• **TO DO**
Scan the records below for the line containing "Give me the" and the line containing "label_y = [0.3333, 0.1315, 0.1182, 0.1073]". Copy both, plus every line between, exactly.
## Begin EXTRACTED RECORDS
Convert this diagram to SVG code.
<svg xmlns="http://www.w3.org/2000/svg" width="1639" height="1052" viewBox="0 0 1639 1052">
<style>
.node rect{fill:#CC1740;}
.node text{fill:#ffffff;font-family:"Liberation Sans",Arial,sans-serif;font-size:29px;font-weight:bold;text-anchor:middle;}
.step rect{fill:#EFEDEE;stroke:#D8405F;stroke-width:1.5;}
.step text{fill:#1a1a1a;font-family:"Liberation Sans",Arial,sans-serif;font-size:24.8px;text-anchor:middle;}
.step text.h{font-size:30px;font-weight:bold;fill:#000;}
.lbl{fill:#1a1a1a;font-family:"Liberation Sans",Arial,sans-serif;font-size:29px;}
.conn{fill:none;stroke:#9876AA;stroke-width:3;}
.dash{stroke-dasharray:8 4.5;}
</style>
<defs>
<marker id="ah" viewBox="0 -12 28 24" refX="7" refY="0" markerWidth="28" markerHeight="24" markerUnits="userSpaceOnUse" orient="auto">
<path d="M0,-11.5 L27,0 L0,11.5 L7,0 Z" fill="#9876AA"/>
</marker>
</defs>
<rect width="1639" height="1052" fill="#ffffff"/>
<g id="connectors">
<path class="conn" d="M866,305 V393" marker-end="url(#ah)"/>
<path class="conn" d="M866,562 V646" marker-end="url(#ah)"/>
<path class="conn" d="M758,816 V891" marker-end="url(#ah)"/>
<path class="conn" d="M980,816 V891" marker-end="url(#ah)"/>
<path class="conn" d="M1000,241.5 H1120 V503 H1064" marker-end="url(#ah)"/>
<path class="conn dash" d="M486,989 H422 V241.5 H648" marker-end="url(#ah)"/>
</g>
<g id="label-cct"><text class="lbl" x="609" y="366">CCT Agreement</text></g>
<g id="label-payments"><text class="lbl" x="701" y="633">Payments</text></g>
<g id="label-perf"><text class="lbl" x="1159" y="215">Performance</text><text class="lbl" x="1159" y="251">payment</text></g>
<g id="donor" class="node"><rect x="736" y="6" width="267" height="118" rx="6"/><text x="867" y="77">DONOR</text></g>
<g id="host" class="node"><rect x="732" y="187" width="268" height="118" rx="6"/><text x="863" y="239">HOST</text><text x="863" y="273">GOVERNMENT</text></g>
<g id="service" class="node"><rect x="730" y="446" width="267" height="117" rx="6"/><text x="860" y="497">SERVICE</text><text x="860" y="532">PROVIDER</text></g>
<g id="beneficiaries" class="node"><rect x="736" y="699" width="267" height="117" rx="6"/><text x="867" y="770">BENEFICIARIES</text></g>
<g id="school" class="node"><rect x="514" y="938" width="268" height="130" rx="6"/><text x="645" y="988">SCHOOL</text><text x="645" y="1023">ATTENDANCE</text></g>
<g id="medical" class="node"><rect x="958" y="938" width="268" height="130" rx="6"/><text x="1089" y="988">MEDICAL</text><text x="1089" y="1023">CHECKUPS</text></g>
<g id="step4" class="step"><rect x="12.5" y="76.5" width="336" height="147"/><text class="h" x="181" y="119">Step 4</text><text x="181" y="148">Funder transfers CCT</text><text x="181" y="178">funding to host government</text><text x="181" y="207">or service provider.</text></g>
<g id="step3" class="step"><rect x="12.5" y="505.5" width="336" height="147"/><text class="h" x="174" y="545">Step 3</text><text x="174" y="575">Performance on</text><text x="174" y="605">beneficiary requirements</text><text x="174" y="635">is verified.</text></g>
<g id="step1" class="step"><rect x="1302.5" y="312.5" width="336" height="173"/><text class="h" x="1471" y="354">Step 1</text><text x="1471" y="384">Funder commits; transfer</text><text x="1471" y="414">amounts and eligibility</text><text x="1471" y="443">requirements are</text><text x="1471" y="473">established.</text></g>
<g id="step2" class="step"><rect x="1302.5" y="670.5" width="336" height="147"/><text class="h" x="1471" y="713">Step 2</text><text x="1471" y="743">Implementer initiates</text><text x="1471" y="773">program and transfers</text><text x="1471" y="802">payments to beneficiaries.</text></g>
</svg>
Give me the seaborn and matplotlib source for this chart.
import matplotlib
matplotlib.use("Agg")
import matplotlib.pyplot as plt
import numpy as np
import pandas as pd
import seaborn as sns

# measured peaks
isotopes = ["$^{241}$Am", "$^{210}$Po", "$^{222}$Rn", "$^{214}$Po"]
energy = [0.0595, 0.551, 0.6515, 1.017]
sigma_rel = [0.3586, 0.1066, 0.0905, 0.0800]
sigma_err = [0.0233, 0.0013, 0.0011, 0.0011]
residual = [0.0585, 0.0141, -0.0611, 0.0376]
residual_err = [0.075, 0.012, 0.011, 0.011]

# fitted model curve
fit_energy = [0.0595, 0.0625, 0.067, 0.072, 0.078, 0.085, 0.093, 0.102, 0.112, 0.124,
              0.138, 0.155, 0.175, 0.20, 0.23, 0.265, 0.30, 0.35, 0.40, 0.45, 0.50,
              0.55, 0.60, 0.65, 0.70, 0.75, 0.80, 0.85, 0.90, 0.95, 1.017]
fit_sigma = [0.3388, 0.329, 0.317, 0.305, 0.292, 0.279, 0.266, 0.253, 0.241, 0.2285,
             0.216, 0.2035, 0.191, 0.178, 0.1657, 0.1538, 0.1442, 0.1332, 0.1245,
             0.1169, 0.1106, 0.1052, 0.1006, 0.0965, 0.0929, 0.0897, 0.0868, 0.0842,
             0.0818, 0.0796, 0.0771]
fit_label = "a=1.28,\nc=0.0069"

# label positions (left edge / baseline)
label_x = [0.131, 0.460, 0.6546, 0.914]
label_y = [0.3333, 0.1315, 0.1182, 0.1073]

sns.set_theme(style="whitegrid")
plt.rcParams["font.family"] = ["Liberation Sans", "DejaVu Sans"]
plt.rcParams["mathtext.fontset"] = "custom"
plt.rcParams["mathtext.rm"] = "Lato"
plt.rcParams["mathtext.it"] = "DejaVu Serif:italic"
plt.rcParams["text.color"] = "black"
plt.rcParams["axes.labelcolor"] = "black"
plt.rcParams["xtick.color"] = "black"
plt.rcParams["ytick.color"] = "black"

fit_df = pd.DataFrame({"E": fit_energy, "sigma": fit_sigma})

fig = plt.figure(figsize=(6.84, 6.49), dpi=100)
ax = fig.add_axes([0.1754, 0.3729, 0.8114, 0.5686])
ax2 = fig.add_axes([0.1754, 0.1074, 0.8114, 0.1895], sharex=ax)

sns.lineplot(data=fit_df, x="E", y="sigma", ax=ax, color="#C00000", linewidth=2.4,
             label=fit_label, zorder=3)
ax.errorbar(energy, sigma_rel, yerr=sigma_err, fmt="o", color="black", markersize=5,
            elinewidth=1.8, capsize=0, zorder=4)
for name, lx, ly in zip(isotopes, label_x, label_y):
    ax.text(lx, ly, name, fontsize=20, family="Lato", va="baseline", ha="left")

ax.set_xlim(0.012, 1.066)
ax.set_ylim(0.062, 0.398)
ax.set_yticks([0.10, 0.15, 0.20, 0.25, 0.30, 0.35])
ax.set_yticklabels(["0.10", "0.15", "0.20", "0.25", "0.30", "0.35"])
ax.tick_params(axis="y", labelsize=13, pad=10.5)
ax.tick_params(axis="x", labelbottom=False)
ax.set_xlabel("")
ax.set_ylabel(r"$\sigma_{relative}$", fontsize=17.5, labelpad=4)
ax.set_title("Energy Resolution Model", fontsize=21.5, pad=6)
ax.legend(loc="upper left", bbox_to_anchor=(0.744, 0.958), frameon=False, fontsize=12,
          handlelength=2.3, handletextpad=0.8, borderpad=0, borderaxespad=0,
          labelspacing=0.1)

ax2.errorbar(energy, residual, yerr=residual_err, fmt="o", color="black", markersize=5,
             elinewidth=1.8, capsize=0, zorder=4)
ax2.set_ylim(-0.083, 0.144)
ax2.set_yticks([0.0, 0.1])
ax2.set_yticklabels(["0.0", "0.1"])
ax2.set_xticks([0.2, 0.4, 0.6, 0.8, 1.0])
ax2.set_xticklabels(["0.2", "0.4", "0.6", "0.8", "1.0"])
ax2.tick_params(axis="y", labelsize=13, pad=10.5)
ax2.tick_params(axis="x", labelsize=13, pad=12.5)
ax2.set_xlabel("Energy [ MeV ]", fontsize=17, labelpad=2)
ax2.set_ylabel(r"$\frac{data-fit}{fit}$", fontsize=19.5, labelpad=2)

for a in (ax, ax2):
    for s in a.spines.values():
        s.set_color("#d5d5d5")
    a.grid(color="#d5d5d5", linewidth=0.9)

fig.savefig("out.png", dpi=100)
## End EXTRACTED RECORDS
• **OUTPUT BELOW**
Give me the seaborn and matplotlib source for this chart.
import matplotlib
matplotlib.use("Agg")
import matplotlib.pyplot as plt
import numpy as np
import pandas as pd
import seaborn as sns

# measured peaks
isotopes = ["$^{241}$Am", "$^{210}$Po", "$^{222}$Rn", "$^{214}$Po"]
energy = [0.0595, 0.551, 0.6515, 1.017]
sigma_rel = [0.3586, 0.1066, 0.0905, 0.0800]
sigma_err = [0.0233, 0.0013, 0.0011, 0.0011]
residual = [0.0585, 0.0141, -0.0611, 0.0376]
residual_err = [0.075, 0.012, 0.011, 0.011]

# fitted model curve
fit_energy = [0.0595, 0.0625, 0.067, 0.072, 0.078, 0.085, 0.093, 0.102, 0.112, 0.124,
              0.138, 0.155, 0.175, 0.20, 0.23, 0.265, 0.30, 0.35, 0.40, 0.45, 0.50,
              0.55, 0.60, 0.65, 0.70, 0.75, 0.80, 0.85, 0.90, 0.95, 1.017]
fit_sigma = [0.3388, 0.329, 0.317, 0.305, 0.292, 0.279, 0.266, 0.253, 0.241, 0.2285,
             0.216, 0.2035, 0.191, 0.178, 0.1657, 0.1538, 0.1442, 0.1332, 0.1245,
             0.1169, 0.1106, 0.1052, 0.1006, 0.0965, 0.0929, 0.0897, 0.0868, 0.0842,
             0.0818, 0.0796, 0.0771]
fit_label = "a=1.28,\nc=0.0069"

# label positions (left edge / baseline)
label_x = [0.131, 0.460, 0.6546, 0.914]
label_y = [0.3333, 0.1315, 0.1182, 0.1073]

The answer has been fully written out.